### WRITTEN INSTRUCTION
Copy exactly the lines from the beginning of the data down to and including the line holding "lag_range = (-0.24, 0.06)", without any pictures.

━━━ DATASET EXCERPT

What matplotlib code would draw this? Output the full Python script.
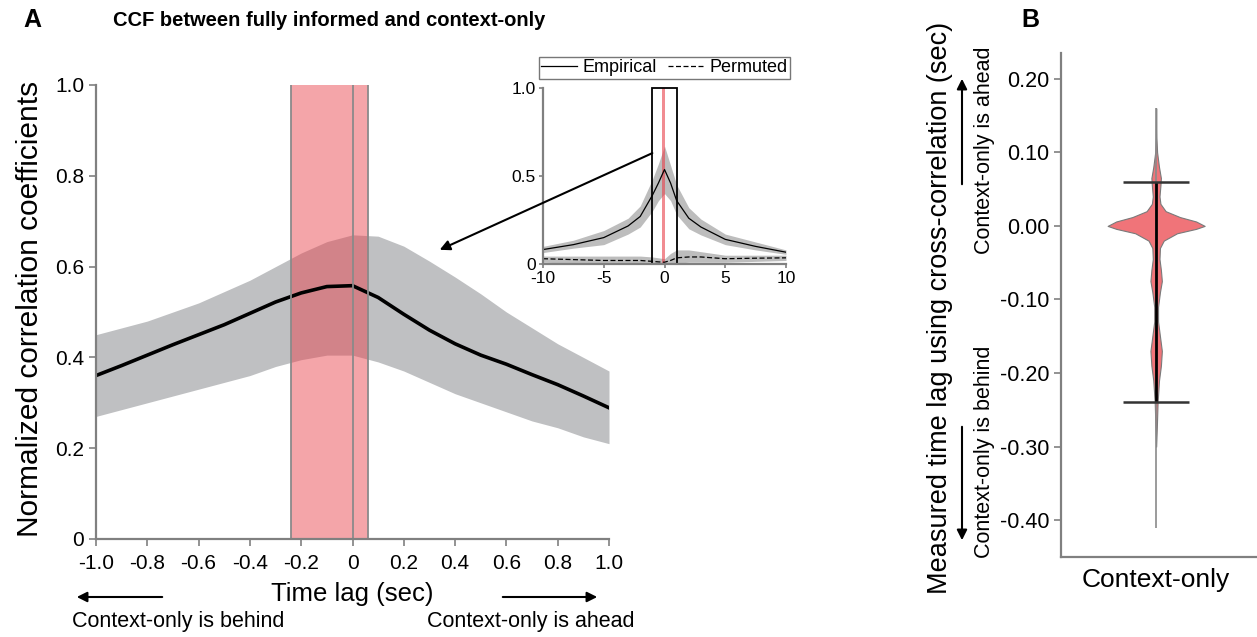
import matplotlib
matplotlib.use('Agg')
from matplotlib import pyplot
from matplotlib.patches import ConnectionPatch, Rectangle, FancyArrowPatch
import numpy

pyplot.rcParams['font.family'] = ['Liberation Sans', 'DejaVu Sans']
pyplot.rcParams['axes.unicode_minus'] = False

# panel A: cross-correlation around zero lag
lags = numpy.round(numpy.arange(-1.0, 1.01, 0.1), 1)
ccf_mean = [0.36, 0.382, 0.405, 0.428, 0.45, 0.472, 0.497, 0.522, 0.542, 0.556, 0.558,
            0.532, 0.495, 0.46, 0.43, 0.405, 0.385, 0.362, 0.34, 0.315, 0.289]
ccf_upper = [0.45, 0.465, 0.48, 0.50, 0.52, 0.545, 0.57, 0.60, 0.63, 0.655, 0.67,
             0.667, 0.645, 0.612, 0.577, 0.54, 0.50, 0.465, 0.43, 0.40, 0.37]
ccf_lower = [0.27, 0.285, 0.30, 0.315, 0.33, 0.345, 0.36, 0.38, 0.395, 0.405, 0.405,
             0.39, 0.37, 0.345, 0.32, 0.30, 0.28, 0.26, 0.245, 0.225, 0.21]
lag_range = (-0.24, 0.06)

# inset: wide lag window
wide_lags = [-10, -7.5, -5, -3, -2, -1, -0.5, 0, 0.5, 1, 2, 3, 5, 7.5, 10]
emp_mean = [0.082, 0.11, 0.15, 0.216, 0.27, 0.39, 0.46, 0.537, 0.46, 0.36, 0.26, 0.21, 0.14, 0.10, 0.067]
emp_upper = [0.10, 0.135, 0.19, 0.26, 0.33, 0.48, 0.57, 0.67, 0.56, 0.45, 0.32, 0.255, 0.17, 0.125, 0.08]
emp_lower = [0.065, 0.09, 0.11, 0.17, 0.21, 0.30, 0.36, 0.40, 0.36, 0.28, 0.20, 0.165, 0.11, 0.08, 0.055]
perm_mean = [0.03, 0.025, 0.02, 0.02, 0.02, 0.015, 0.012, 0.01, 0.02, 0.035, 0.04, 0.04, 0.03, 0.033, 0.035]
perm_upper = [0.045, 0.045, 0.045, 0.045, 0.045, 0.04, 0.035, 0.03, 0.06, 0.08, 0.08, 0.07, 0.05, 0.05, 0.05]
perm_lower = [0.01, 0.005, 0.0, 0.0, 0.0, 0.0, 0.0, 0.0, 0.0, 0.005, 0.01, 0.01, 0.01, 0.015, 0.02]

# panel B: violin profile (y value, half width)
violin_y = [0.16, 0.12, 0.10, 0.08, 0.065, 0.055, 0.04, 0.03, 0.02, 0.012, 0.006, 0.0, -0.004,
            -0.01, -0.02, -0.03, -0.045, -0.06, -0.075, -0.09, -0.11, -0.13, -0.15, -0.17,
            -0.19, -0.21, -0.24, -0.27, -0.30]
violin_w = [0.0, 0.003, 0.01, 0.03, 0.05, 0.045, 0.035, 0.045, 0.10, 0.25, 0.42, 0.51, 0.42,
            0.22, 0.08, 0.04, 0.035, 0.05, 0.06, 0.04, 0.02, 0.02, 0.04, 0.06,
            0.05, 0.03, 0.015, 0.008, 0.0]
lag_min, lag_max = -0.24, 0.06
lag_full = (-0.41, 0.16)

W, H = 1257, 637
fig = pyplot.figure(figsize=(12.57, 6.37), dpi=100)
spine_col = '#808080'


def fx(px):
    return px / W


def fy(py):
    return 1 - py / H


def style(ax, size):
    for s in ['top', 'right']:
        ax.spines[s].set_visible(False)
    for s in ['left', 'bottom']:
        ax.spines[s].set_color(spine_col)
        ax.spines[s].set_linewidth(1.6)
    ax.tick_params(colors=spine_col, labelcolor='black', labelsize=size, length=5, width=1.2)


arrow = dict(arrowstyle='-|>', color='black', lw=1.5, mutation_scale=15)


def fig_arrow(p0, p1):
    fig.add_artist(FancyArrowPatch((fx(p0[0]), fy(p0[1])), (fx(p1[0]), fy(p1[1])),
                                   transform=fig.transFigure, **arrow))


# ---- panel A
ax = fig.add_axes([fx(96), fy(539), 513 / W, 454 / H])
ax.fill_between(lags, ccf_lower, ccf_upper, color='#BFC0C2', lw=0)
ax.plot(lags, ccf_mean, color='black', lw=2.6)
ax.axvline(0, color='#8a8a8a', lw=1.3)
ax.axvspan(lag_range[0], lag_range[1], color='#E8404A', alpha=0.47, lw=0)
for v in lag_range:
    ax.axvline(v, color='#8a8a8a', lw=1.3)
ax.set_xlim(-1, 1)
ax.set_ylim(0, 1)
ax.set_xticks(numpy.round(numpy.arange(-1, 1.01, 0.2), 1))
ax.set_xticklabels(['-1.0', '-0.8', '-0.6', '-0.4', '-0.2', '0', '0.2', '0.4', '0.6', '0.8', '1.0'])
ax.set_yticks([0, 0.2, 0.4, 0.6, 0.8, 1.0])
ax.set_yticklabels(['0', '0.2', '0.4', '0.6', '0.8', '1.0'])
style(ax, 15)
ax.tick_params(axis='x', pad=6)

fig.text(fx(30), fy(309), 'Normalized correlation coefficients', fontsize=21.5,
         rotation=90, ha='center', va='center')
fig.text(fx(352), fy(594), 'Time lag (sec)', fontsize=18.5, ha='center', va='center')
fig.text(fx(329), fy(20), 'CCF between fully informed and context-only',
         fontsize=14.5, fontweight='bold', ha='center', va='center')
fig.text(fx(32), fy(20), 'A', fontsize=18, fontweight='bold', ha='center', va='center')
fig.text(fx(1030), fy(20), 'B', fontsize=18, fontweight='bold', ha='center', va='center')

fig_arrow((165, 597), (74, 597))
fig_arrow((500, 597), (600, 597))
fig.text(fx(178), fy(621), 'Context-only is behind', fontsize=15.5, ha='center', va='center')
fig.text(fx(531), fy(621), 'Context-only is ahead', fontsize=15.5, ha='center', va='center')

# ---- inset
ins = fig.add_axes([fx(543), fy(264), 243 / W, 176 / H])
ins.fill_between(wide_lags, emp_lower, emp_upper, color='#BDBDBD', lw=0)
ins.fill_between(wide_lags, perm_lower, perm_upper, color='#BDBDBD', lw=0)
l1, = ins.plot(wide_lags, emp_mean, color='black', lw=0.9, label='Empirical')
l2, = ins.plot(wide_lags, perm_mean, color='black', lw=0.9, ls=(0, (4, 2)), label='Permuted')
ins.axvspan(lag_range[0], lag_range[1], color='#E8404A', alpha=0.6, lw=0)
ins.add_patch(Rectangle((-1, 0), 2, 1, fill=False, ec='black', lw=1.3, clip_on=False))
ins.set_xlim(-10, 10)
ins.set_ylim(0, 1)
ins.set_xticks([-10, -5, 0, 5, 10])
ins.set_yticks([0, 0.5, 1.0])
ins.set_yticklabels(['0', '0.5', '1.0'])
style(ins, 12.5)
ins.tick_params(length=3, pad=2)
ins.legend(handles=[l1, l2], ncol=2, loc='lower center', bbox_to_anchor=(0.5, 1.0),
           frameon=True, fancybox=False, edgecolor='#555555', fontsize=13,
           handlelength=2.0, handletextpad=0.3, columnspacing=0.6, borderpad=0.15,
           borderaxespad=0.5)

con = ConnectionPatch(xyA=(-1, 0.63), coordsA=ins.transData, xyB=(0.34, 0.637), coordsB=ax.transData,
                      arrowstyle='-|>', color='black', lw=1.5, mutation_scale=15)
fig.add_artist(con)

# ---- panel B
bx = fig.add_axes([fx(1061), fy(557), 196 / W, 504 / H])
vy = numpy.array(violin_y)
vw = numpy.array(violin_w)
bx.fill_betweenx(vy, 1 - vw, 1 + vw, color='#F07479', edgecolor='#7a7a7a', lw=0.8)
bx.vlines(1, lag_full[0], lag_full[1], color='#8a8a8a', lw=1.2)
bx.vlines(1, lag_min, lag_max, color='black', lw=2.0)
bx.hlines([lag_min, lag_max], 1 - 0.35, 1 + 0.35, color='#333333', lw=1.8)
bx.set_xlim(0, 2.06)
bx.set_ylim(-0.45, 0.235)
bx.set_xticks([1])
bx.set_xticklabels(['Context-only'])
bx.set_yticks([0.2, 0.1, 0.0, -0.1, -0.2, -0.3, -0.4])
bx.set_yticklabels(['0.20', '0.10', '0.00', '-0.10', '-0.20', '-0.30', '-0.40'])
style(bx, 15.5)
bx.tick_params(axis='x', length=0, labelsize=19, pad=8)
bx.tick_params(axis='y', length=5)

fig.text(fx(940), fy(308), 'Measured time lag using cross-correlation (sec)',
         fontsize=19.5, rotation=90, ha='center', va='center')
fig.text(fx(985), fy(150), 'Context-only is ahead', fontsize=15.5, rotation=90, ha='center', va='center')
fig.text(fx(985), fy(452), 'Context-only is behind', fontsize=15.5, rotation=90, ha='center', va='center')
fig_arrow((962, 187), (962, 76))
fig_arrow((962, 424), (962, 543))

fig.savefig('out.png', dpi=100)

━━━━━━

### CORRECT OUTPUT
What matplotlib code would draw this? Output the full Python script.
import matplotlib
matplotlib.use('Agg')
from matplotlib import pyplot
from matplotlib.patches import ConnectionPatch, Rectangle, FancyArrowPatch
import numpy

pyplot.rcParams['font.family'] = ['Liberation Sans', 'DejaVu Sans']
pyplot.rcParams['axes.unicode_minus'] = False

# panel A: cross-correlation around zero lag
lags = numpy.round(numpy.arange(-1.0, 1.01, 0.1), 1)
ccf_mean = [0.36, 0.382, 0.405, 0.428, 0.45, 0.472, 0.497, 0.522, 0.542, 0.556, 0.558,
            0.532, 0.495, 0.46, 0.43, 0.405, 0.385, 0.362, 0.34, 0.315, 0.289]
ccf_upper = [0.45, 0.465, 0.48, 0.50, 0.52, 0.545, 0.57, 0.60, 0.63, 0.655, 0.67,
             0.667, 0.645, 0.612, 0.577, 0.54, 0.50, 0.465, 0.43, 0.40, 0.37]
ccf_lower = [0.27, 0.285, 0.30, 0.315, 0.33, 0.345, 0.36, 0.38, 0.395, 0.405, 0.405,
             0.39, 0.37, 0.345, 0.32, 0.30, 0.28, 0.26, 0.245, 0.225, 0.21]
lag_range = (-0.24, 0.06)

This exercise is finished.